Por último, seis jornadas para recorrer Italia y llegar a Roma: Albenga, Portofino, Pietrasanta, San Vincenzo, Ansedonia y Roma. Pasando Mónaco en bici nos cruzamos por los alrededores con algunos ciclistas profesionales que, según nos dijeron, anidan allí. Ya se sabe que en Mónaco el fisco es tu madre y uno debe vivir cerca de la familia. Una vez en Italia las carreteras se llenaron de repente de baches y agujeros. Hubo que apartarse precipitadamente de conductores suicidas y gritones y de adelantamientos sin reglas. Pero sobrevivimos y seguimos bordeando el mar y disfrutando de luces y azules. En Portofino, un enclave con un puertecillo de apenas trescientos metros, reluciente hasta en los adoquines, y coto exclusivo de multimillonarios y demás catedráticos del buen vivir que exhiben sin aspavientos la cresta de su cuenta corriente, nos dimos el gustazo de cenar en un restaurante con una representación de lo más “chic” de la realeza, las finanzas y el cine. Si bien el tipo de la guitarra a nosotros no vino a cantarnos “Volare”, porque se olió que no éramos de los que le dan propinas de 200 euros, como los de los yates. Sería que observó que cenábamos unos modestos spaghettis y cuatro cervezas.
Por lo demás, el único inconveniente de recorrer las ciudades de Italia es que tantas iglesias, fuentes, mármoles y turistas te impiden ver a la gente autóctona. La única manera segura de distinguirlos es porque nunca tienen prisa para cruzar la calle y siguen tomando la fresca vespertina en camiseta. Los últimos trescientos kilómetros hasta Roma tuvieron menos historia. Nos perdimos varias veces, porque a los italianos les importa un pirulí donde puedan ir a parar los forasteros en bicicleta y sin GPS, y por eso no ponen señalizaciones. Pero para compensar nos deleitamos con apenas la punta del iceberg de la bellísima Toscana, con kilómetros y kilómetros de carreteras tranquilas por fincas enormes de cereales pardoamarillos y caserones solemnes. En Pisa comprobamos que la torre está de verdad torcida, que no nos han engañado. Después, muchas carreteras y poblaciones con más conductores descerebrados, estampidas de tráfico por las calles, demasiado viento en contra y rectas interminables.
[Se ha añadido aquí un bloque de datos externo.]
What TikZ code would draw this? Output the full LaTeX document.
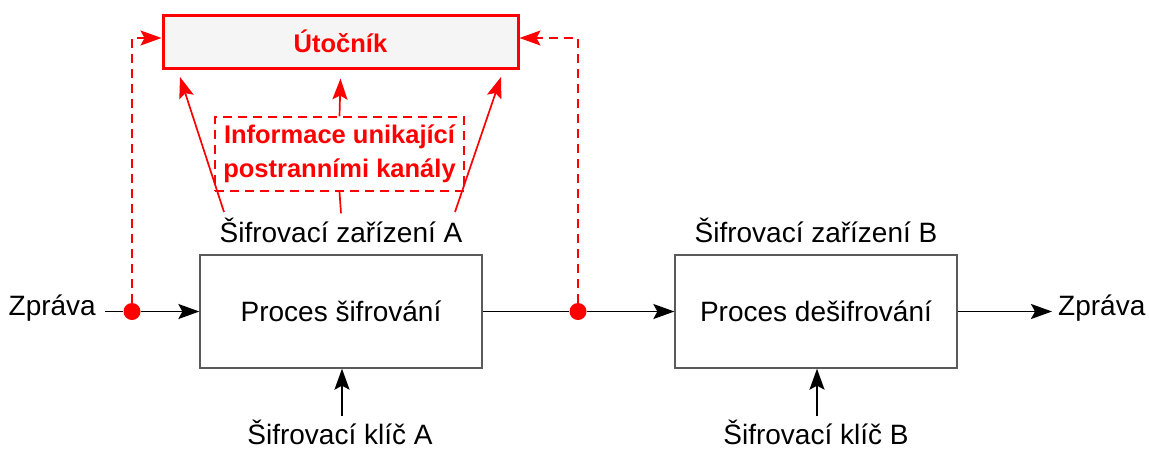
\documentclass[tikz,border=0pt]{standalone}
\usepackage{fontspec}
\setmainfont{Liberation Sans}
\usetikzlibrary{arrows.meta,calc}
\definecolor{atk}{HTML}{FF0000}
\definecolor{boxline}{HTML}{5A5A5A}
\definecolor{atkfill}{HTML}{F5F5F5}
\begin{document}
\begin{tikzpicture}[x=1pt,y=-1pt,
  tip/.style={-{Stealth[length=21pt,width=15pt,inset=4pt]}},
  lbl/.style={font=\fontsize{28}{32}\selectfont, inner sep=0pt},
  proc/.style={draw=boxline, line width=1.3pt, minimum width=282pt, minimum height=113pt,
    inner sep=0pt, text height=20pt, text depth=0pt, font=\fontsize{28}{32}\selectfont},
  wire/.style={line width=1.8pt},
  flow/.style={wire, tip},
  tap/.style={circle, fill=atk, minimum size=17pt, inner sep=0pt},
  spy/.style={draw=atk, line width=1.6pt, dash pattern=on 9pt off 6pt, tip},
  leakarrow/.style={draw=atk, line width=1.7pt, tip},
  redtext/.style={text=atk, font=\fontsize{25.5}{34}\selectfont\bfseries}
]
\useasboundingbox (0,0) rectangle (1149,448);

% attacker and the side-channel leak
\node[draw=atk, line width=3pt, fill=atkfill, minimum width=355pt, minimum height=53pt,
  inner sep=0pt, redtext] (att) at (340.5,41.5) {Útočník};
\node[draw=atk, line width=1.5pt, dash pattern=on 9pt off 6pt, minimum width=249pt,
  minimum height=74pt, inner sep=0pt, align=center, redtext] (leak) at (339.5,154)
  {Informace unikající\\postranními kanály};

% devices
\node[lbl, anchor=base] (devA) at (341,242) {Šifrovací zařízení A};
\node[lbl, anchor=base] (devB) at (816,242) {Šifrovací zařízení B};
\node[proc] (pA) at (341,311.5) {Proces šifrování};
\node[proc] (pB) at (816,311.5) {Proces dešifrování};

% keys and messages
\node[lbl, anchor=base] (keyA) at (340,444) {Šifrovací klíč A};
\node[lbl, anchor=base] (keyB) at (816,444) {Šifrovací klíč B};
\node[lbl, anchor=base east] (zin) at (96,315) {Zpráva};
\node[lbl, anchor=base west] (zout) at (1058,315) {Zpráva};

% tapping points
\node[tap] (d1) at (132,311.5) {};
\node[tap] (d2) at (578,311.5) {};

% message flow
\draw[wire] ([xshift=9pt]zin.east |- d1) -- (d1);
\draw[flow] (d1) -- (pA.west);
\draw[wire] (pA.east) -- (d2);
\draw[flow] (d2) -- (pB.west);
\draw[flow, shorten >=6pt] (pB.east) -- (zout.west |- pB.east);
\draw[flow] ([xshift=2pt,yshift=3pt]keyA.north) -- ([xshift=2pt]keyA.north |- pA.south);
\draw[flow] ([xshift=1pt,yshift=3pt]keyB.north) -- ([xshift=1pt]keyB.north |- pB.south);

% eavesdropping on the channel
\draw[spy] (d1) |- ([yshift=3.5pt]att.west);
\draw[spy] (d2) |- ([yshift=3.5pt]att.east);

% side-channel leakage
\coordinate (sL) at (224,212);
\coordinate (tL) at (180,77);
\coordinate (sR) at (455,212);
\coordinate (tR) at (501,77);
\draw[leakarrow] (sL) -- (tL);
\draw[leakarrow] (sR) -- (tR);
\draw[leakarrow] (leak.north) -- ([yshift=-9pt]att.south);
\draw[draw=atk, line width=1.7pt] ([yshift=4pt]devA.north) -- (leak.south);
\end{tikzpicture}
\end{document}
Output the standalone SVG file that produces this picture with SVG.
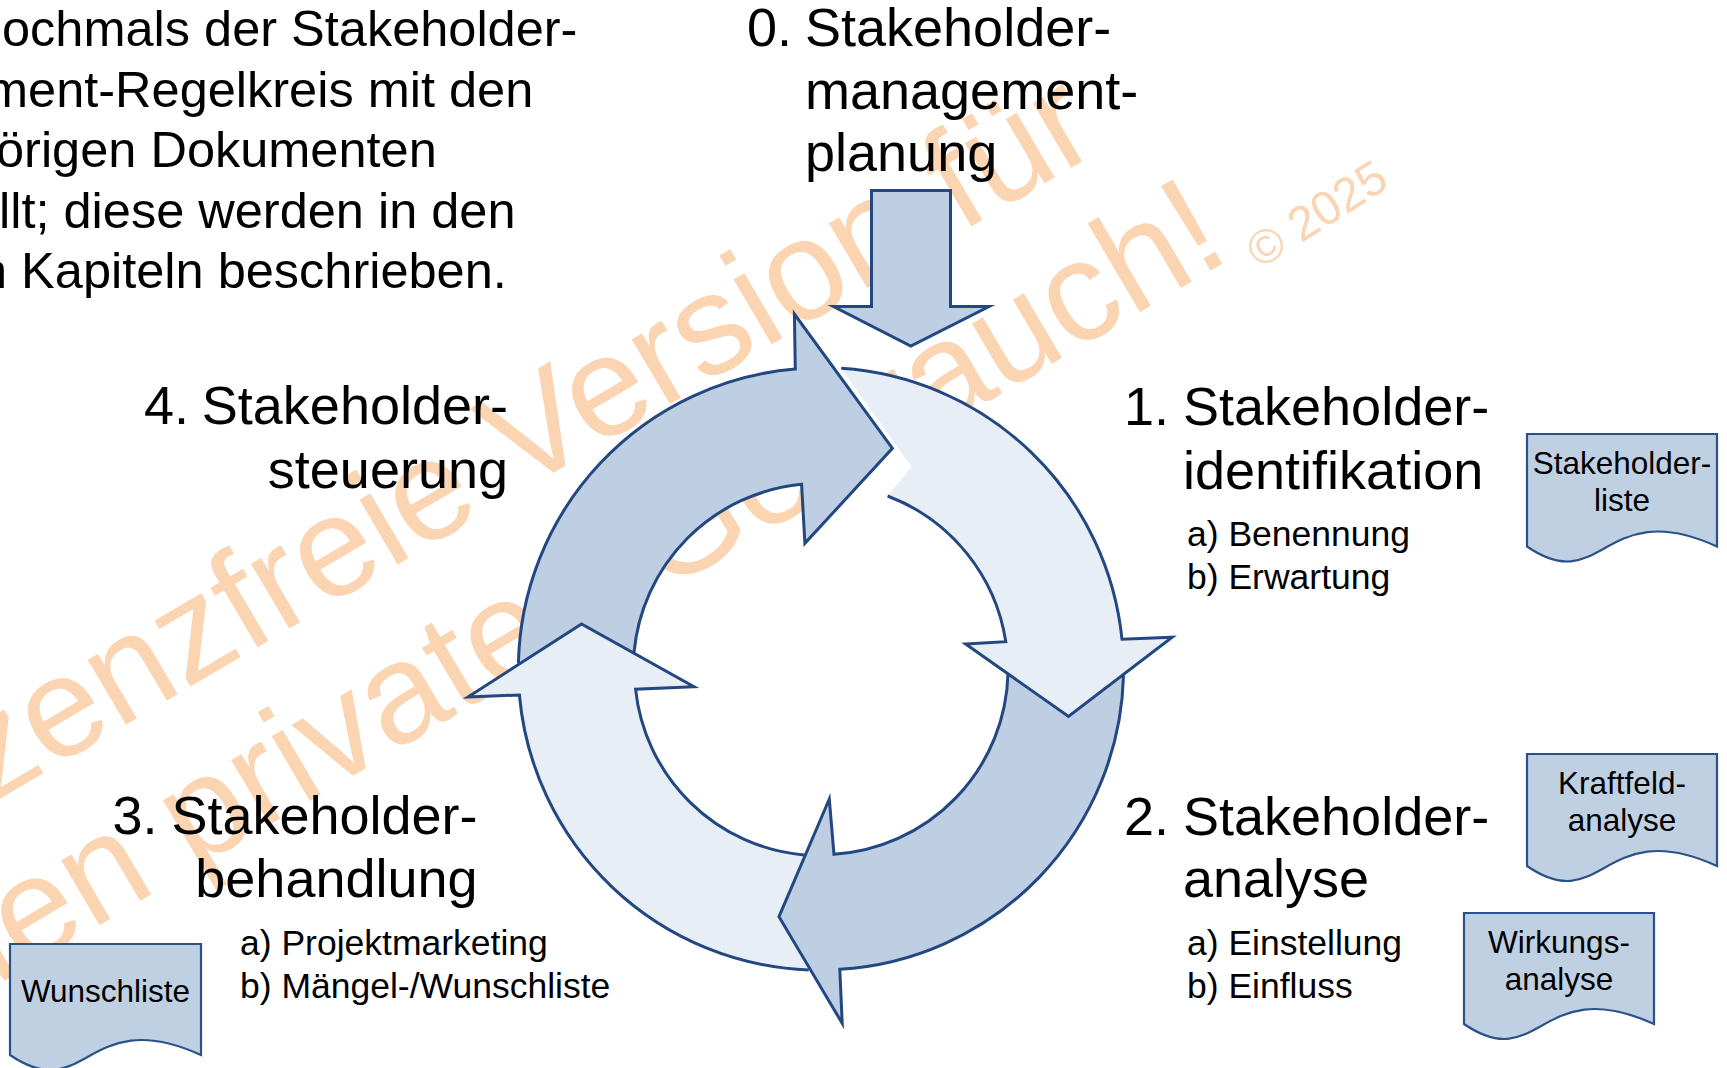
<svg xmlns="http://www.w3.org/2000/svg" width="1727" height="1068" viewBox="0 0 1727 1068">
<style>
.t{font-family:"Liberation Sans",Arial,sans-serif;fill:#000}
.h{font-size:54px}
.p{font-size:50.5px}
.s{font-size:35.5px}
.d{font-size:31.5px;text-anchor:middle}
.e{text-anchor:end}
.wm{font-family:"Liberation Sans",Arial,sans-serif;fill:#FBD4B2}
.dark{fill:#BFCFE3;stroke:none}
.light{fill:#E8EEF6;stroke:none}
.ol{fill:none;stroke:#234780;stroke-width:3;stroke-linejoin:miter;stroke-miterlimit:10}
.doc{fill:#C0D0E3;stroke:#2B5189;stroke-width:2.2}
</style>
<rect x="0" y="0" width="1727" height="1068" fill="#fff"/>

<g id="watermark">
<text class="wm" font-size="142" transform="translate(-107,861.8) rotate(-30.5)">Lizenzfreie Version für</text>
<text class="wm" font-size="142" transform="translate(-45.2,1010.1) rotate(-30.5)">den privaten Gebrauch!</text>
<text class="wm" font-size="48" transform="translate(1260,269.5) rotate(-32.5)">© 2025</text>
</g>

<g id="connectors">
<path class="dark" d="M518.4,663.3 A302,302 0 0 1 795.3,369 L794.4,314 L892.4,448.3 L804.9,543.3 L801.6,484.3 A186,186 0 0 0 634,652.7 L581.5,624 Z"/>
<path class="light" d="M841.2,368.3 A302,302 0 0 1 1122,639.3 L1172.2,637.3 L1068.5,716.5 L965.6,644 L1005.8,641.7 A186,186 0 0 0 887.6,496 L911.6,466.7 Z"/>
<path class="dark" d="M1123.5,675.5 A302,302 0 0 1 839.8,969.3 L842.2,1023.3 L779,916.7 L829.3,799 L834,854.3 A186,186 0 0 0 1008,673.5 L1068.5,716.5 Z"/>
<path class="light" d="M808.7,970 A302,302 0 0 1 519.4,695 L468,697 L581.5,624 L694,686.7 L635.6,689.3 A186,186 0 0 0 804,855 L779,916.7 Z"/>
<path class="ol" d="M518.4,663.3 A302,302 0 0 1 795.3,369 L794.4,314 L892.4,448.3 L804.9,543.3 L801.6,484.3 A186,186 0 0 0 634,652.7"/>
<path class="ol" d="M841.2,368.3 A302,302 0 0 1 1122,639.3 L1172.2,637.3 L1068.5,716.5 L965.6,644 L1005.8,641.7 A186,186 0 0 0 887.6,496"/>
<path class="ol" d="M1123.5,675.5 A302,302 0 0 1 839.8,969.3 L842.2,1023.3 L779,916.7 L829.3,799 L834,854.3 A186,186 0 0 0 1008,673.5"/>
<path class="ol" d="M808.7,970 A302,302 0 0 1 519.4,695 L468,697 L581.5,624 L694,686.7 L635.6,689.3 A186,186 0 0 0 804,855"/>
<path class="dark" d="M871.5,190.5 H950.5 V306.5 H989 L910.8,346 L833.5,306.5 H871.5 Z"/>
<path class="ol" d="M871.5,190.5 H950.5 V306.5 H989 L910.8,346 L833.5,306.5 H871.5 Z"/>
</g>

<g id="intro" class="t p">
<text x="2" y="46">ochmals der Stakeholder-</text>
<text x="-14" y="106.6">ment-Regelkreis mit den</text>
<text x="-4" y="167.2">örigen Dokumenten</text>
<text x="-1" y="227.8">llt; diese werden in den</text>
<text x="-21" y="288.4">n Kapiteln beschrieben.</text>
</g>

<g id="step0" class="t h">
<text x="747" y="46">0.</text>
<text x="805" y="46">Stakeholder-</text>
<text x="805" y="108.5">management-</text>
<text x="805" y="171">planung</text>
</g>

<g id="step1" class="t">
<text class="h" x="1124" y="425">1.</text>
<text class="h" x="1183" y="425">Stakeholder-</text>
<text class="h" x="1183" y="489">identifikation</text>
<text class="s" x="1187" y="546">a) Benennung</text>
<text class="s" x="1187" y="589">b) Erwartung</text>
</g>

<g id="step2" class="t">
<text class="h" x="1124" y="835">2.</text>
<text class="h" x="1183" y="835">Stakeholder-</text>
<text class="h" x="1183" y="897">analyse</text>
<text class="s" x="1187" y="955">a) Einstellung</text>
<text class="s" x="1187" y="998">b) Einfluss</text>
</g>

<g id="step3" class="t">
<text class="h" x="112.5" y="834">3.</text>
<text class="h e" x="477.6" y="834">Stakeholder-</text>
<text class="h e" x="477.6" y="897">behandlung</text>
<text class="s" x="240" y="955">a) Projektmarketing</text>
<text class="s" x="240" y="998">b) Mängel-/Wunschliste</text>
</g>

<g id="step4" class="t">
<text class="h" x="144" y="424">4.</text>
<text class="h e" x="508" y="424">Stakeholder-</text>
<text class="h e" x="508" y="488">steuerung</text>
</g>

<g id="doc-stakeholderliste">
<path class="doc" d="M1527,434 H1717 V546.5 C1603,494.5 1603,598.5 1527,546.5 Z"/>
<text class="t d" x="1622" y="474">Stakeholder-</text>
<text class="t d" x="1622" y="511">liste</text>
</g>

<g id="doc-kraftfeldanalyse">
<path class="doc" d="M1527,754 H1717 V866 C1603,814 1603,918 1527,866 Z"/>
<text class="t d" x="1622" y="794">Kraftfeld-</text>
<text class="t d" x="1622" y="831">analyse</text>
</g>

<g id="doc-wirkungsanalyse">
<path class="doc" d="M1464,913 H1654 V1024 C1540,972 1540,1076 1464,1024 Z"/>
<text class="t d" x="1559" y="953">Wirkungs-</text>
<text class="t d" x="1559" y="990">analyse</text>
</g>

<g id="doc-wunschliste">
<path class="doc" d="M10,944 H201 V1055 C86.4,1003 86.4,1107 10,1055 Z"/>
<text class="t d" x="105.5" y="1002">Wunschliste</text>
</g>
</svg>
Finalmente, el miércoles diecinueve, tras bordear el magnífico lago Bracciano, entramos en la ciudad de Roma y llegamos pedaleando poco antes de las dos del mediodía a la Plaza de San Pedro, en el Vaticano. Después de las fotos y las llamadas telefónicas fuimos a lavarnos la cara, y hasta lo que el pudor nos permitió, en una de las dos fuentes de Bernini que allí hay. Omito las sensaciones, pero os las podéis imaginar.
La climatología nos respetó y tuvimos unas condiciones óptimas todo el tiempo: sol pero sin calor, ausencia total de lluvia, viento variable suave, excepto un par de días y, encima, sin averías. Ni un pinchazo. No se puede pedir más. Los creyentes pensad que nos protegió San Pedro; y los ateos, pues, por ejemplo, el Mago Merlín o alguno de los dioses del Olimpo. A elegir.